Friday, July 10, 2015

A New Day Dawns: Poet Nikky Finney Commemorates Historic Vote by South Carolina Legislature to Remove Confederate Flag From State House Grounds

Originally published in The State, July 9, 2015.

South Carolina-born poet Nikky Finney wrote ‘A New Day Dawns’ in the early morning hours of July 9, after House members voted to send Gov. Nikki Haley a bill to remove the Confederate flag from the State House grounds, realizing “I have been writing these 230 words all my life.”

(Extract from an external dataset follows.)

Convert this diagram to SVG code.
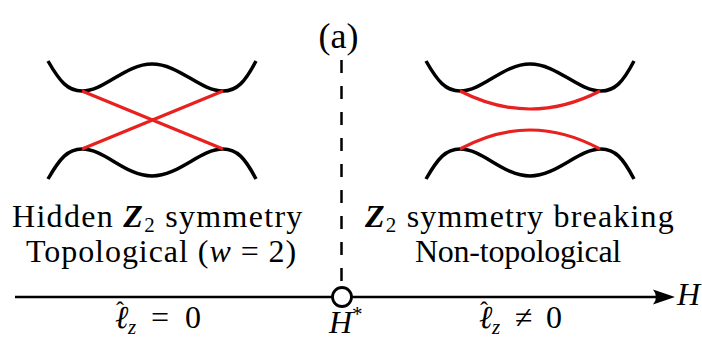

It is the pearl blue peep of day. All night the Palmetto sky was seized with the aurora and alchemy of the remarkable. A blazing canopy of newly minted light fluttered in while we slept. We are not free to go on as if nothing happened yesterday, not free to cheer as if all our prayers have finally been answered today. We are free, only, to search the yonder of each other’s faces, as we pass by, tip our hat, hold a door ajar, asking silently who are we now? Blood spilled in battle is two-headed: horror and sweet revelation. Let us put the cannons of our eyes away forever. Our one and only Civil War is done. Let us tilt, rotate, strut on. If we, the living, do not give our future the same honor as the sacred dead – of then and now – we lose everything. The gardenia air feels lighter on this new day, guided now by iridescent fireflies, those atom-like creatures of our hot summer nights, now begging us to team up and search with them for that which brightens every darkness. It will be just us again, alone, beneath the swirling indigo sky of South Carolina, working on the answer to our great day’s question: Who are we now? What new human cosmos can be made of this tempest of tears, this upland of inconsolable jubilation? In all our lifetimes, finally, this towering undulating moment is here.
Nikky Finney
9 July, 
ABOUT NIKKY FINNEY
The poem on the front page of The State was written by South Carolina poet Nikky Finney.
Finney grew up in the state, “within listening distance of sea,” the daughter of Ernest Finney, the state’s first African-American chief justice who began his public service career as a civil rights attorney.
After working 20 years in Kentucky, Finney returned to South Carolina in 2013 to become the USC’s John H. Bennett, Jr. Chair in Southern Letters and Literature.
Finney has written several books of poetry, including “Rice,” “On Wings Made of Gauze” and “Head Off and Split,” which was awarded the 2011 National Book Award for poetry.
She wrote the poem in the early morning hours of July 9, after House members voted to send Gov. Nikki Haley a bill to remove the Confederate flag from the State House grounds, realizing “I have been writing these 230 words all my life.”